The Obama Administration And Krugman Have It Wrong
Paul Krugman was interviewed by the New York Times after the Federal Reserve announced Tuesday that it was doing what traders call "quantitative easing light" as it announced it would roll over maturing mortgage backed securities into U.S. Treasuries. He said in the interview, "The Federal Open Market Committee has spoken. What's my reaction? The Fed's current policy is grossly inadequate, logically bizarre, and slightly – but only slightly – encouraging."
Unfortunately, Paul we can't spend our way out of this recession this time. This isn't a supply side recession, this is a demand side. There isn't demand from consumers that there used to be. Banks are right when they say that the demand for loans just isn't there.
While I do believe that banks are making it harder for consumers that want loans, I also believe that this is rightfully so, so as not to fall back into the same tricks as before. Consumers are not spending on luxuries anymore. The mind set of today's consumer has changed. Sure the super wealthy are still spending and the financial markets have come well off their lows, giving the appearance that things are all well and good. Well they aren't.
You are seeing consumers pick and choose which retailers survive in this market, as companies that were thriving before are either hurting severely, cutting back to the bare minimum or worse, going out of business. An addiction to debt fueled this recession and you can't put out fire with more gasoline. It simply doesn't work. You need to throw cold water on the problem -- spending and spending and spending isn't going to help if people don't want to take the free money.
Treasury Secretary Tim Geithner wrote an op-ed piece in the New York Times last week entitled 'Welcome to the Recovery.' Well Tim, if this is what the recovery is going to look like, then I hate to see what the next recession looks like as this still feels like a recession to me.
I want to discuss two particular points that are egregious in their claims.
The first piece in the op-ed I want to discuss is Geithner says, "Exports are booming because American companies are very competitive and lead the world in many high-tech industries." Tim, did you not see the trade balance for the month of June?

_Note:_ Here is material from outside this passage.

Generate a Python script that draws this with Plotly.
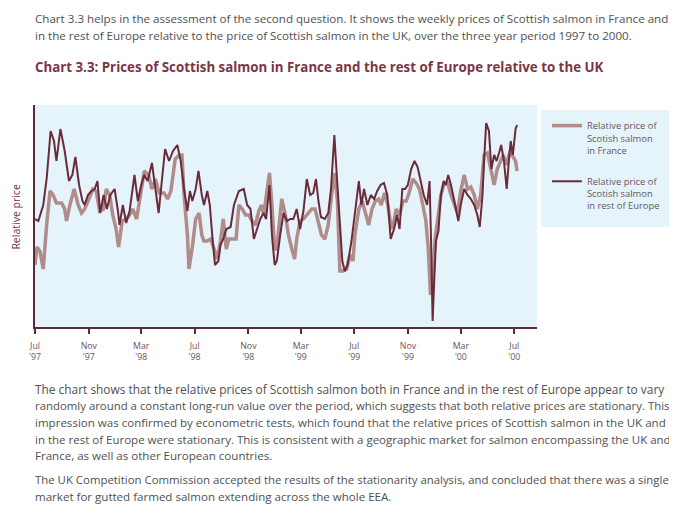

It was horrible, coming in $8 billion worse than expected. This number alone could cause GDP for the second quarter to be cut in half, from 2.7% down to 1.3%. I don't know what part of the country you're in where you see exports booming. I only know what Washington tells me and that isn't a positive number.
The next piece is Geithner goes on to say "The auto industry is coming back, and the Big Three — Chrysler, Ford and General Motors — are now leaner, generating profits despite lower annual sales." While this is true, you can't take credit for Ford. Ford did it without the help of Chapter 11 bankruptcy, potentially putting it at a disadvantage. Instead, the American consumer responded by helping Ford by buying more of their products because it did not take government money.
So while Washington thinks that things are looking up, try asking 90% of the country (the middle and lower class) if things are any better out there. I'll bet you won't like what you hear.